Back in October, I had the amazing opportunity to visit La Colombe’s Philadelphia roastery and their Fishtown cafe with a few of my co-workers.
Please click on individual images to see descriptions!
Upon entering the roastery, we had to put on hair nets. First, we got to see some green coffee. “Green coffee” is coffee that has yet to be roasted. It’s got a unique green hue and comes to the roaster in large burlap bags. (I asked, out of curiosity, what happens to said burlap bags, and those get recycled in various ways.)
Then we checked out the Workshop station! Workshop coffees are usually single-origin coffees and are roasted in much smaller batches than the Cornerstone coffees, which are blends. (The big exceptions to this are the -Towns, e.g. Frogtown.) The Workshop coffees are placed in beige bags and boxes for retail, whereas Cornerstone coffees are in red/blue bags and boxes.
Next up was the Cornerstone roaster, which compared to the Workshop one, was a beast. Internal temperatures in the roaster can reach up to and beyond 385°F, so it’s important that the cooling tray moves fast so the beans can cool down evenly. La Colombe does not only roast coffee for its cafes, but also the entirety of its wholesale business, so your favorite cafe in Houston just might be brewin’ up a cup of Corsica!
After we viewed the rest of the roastery and got to watch as boxes were labeled and prepped for delivery, we headed over to the Fishtown cafe. It’s the largest cafe and comes with a full food and drink menu along with selling a variety of La Colombe merch. They make their pastries in house, and I had some amazing French Toast with a dirty chai (one of the latest company offerings!). It’s a full service cafe, but the first thing that I noticed was that they have oat milk located on the bar for guests to use. I hope more cafes will have alternative milks readily available, because it can be annoying to have to bug a busy barista for the oat milk.

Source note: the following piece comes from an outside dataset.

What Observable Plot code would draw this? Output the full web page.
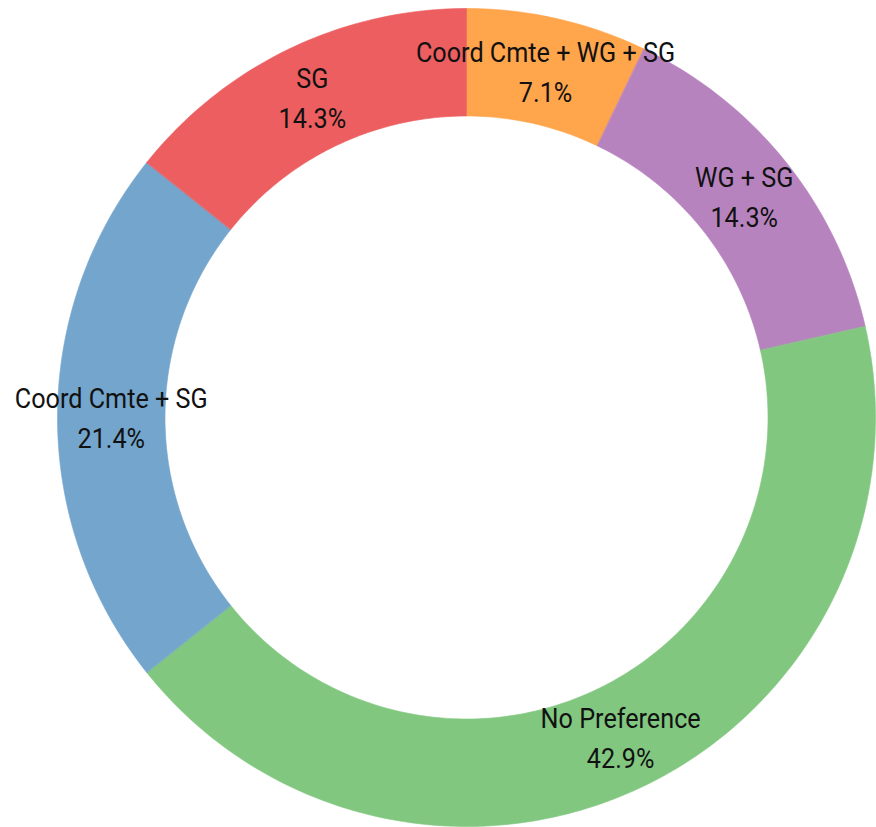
<!DOCTYPE html>
<html>
<head>
<meta charset="utf-8">
<script src="https://cdn.jsdelivr.net/npm/d3@7"></script>
<script src="https://cdn.jsdelivr.net/npm/@observablehq/plot@0.6"></script>
<style>
  html, body { margin: 0; padding: 0; background: #fff; }
  #chart svg { display: block; }
</style>
</head>
<body>
<div id="chart"></div>
<script>
// Slices, clockwise from 12 o'clock
const categories = ["Coord Cmte + WG + SG", "WG + SG", "No Preference", "Coord Cmte + SG", "SG"];
const counts = [1, 2, 6, 3, 2];
const colors = ["#ffa54c", "#b783bf", "#82c780", "#73a5cd", "#ec5e60"];

// Layout constants (pixels)
const W = 876, H = 827;
const cx = 466, cy = 417;
const rOuter = 409, rInner = 301.5;

const total = d3.sum(counts);
const pie = d3.pie().sort(null).value(d => d)(counts);

// Build ring polygons for each slice
const points = [];
pie.forEach((p, i) => {
  const n = Math.max(8, Math.ceil((p.endAngle - p.startAngle) / (2 * Math.PI) * 360));
  const outer = d3.range(n + 1).map(k => p.startAngle + (p.endAngle - p.startAngle) * k / n);
  for (const a of outer) points.push({cat: categories[i], x: rOuter * Math.sin(a), y: -rOuter * Math.cos(a)});
  for (const a of outer.slice().reverse()) points.push({cat: categories[i], x: rInner * Math.sin(a), y: -rInner * Math.cos(a)});
});

const rLabel = (rOuter + rInner) / 2;
const labels = pie.map((p, i) => {
  const a = (p.startAngle + p.endAngle) / 2;
  return {
    cat: categories[i],
    text: categories[i] + "\n" + (counts[i] / total * 100).toFixed(1) + "%",
    x: rLabel * Math.sin(a),
    y: -rLabel * Math.cos(a)
  };
});

const chart = Plot.plot({
  width: W,
  height: H,
  margin: 0,
  x: {domain: [-cx, W - cx], range: [0, W], axis: null},
  y: {domain: [-cy, H - cy], range: [0, H], axis: null},
  color: {domain: categories, range: colors},
  style: {background: "#fff"},
  marks: [
    Plot.line(points, {x: "x", y: "y", z: "cat", fill: "cat", stroke: "cat", strokeWidth: 0.6, curve: "linear-closed"}),
    Plot.text(labels, {x: "x", y: "y", dy: -2, text: "text", fontSize: 28, lineHeight: 1.42, fill: "#111", fontFamily: "Roboto"})
  ]
});
// Condense label glyphs horizontally (the reference uses a condensed face)
chart.querySelectorAll("text").forEach(t => {
  const tr = t.getAttribute("transform");
  if (tr) t.setAttribute("transform", tr + " scale(0.9,1)");
});
document.getElementById("chart").appendChild(chart);
</script>
</body>
</html>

While chowing down, we got to chat with several La Colombe employees, including one of the founders, Todd Carmichael.
His passion for coffee really comes through and he is a super interesting guy. If you’re interested, he had his own show on the Travel Channel called “Dangerous Grounds” and you can watch it here.
Before we left, they popped open two cans of the then-newest offering from La Colombe: Hard Cold Brew Coffee. While I enjoyed it, I don’t think I could drink a full one.
It was a fascinating experience and thank you to all who helped! (Special shout-out to Ali!)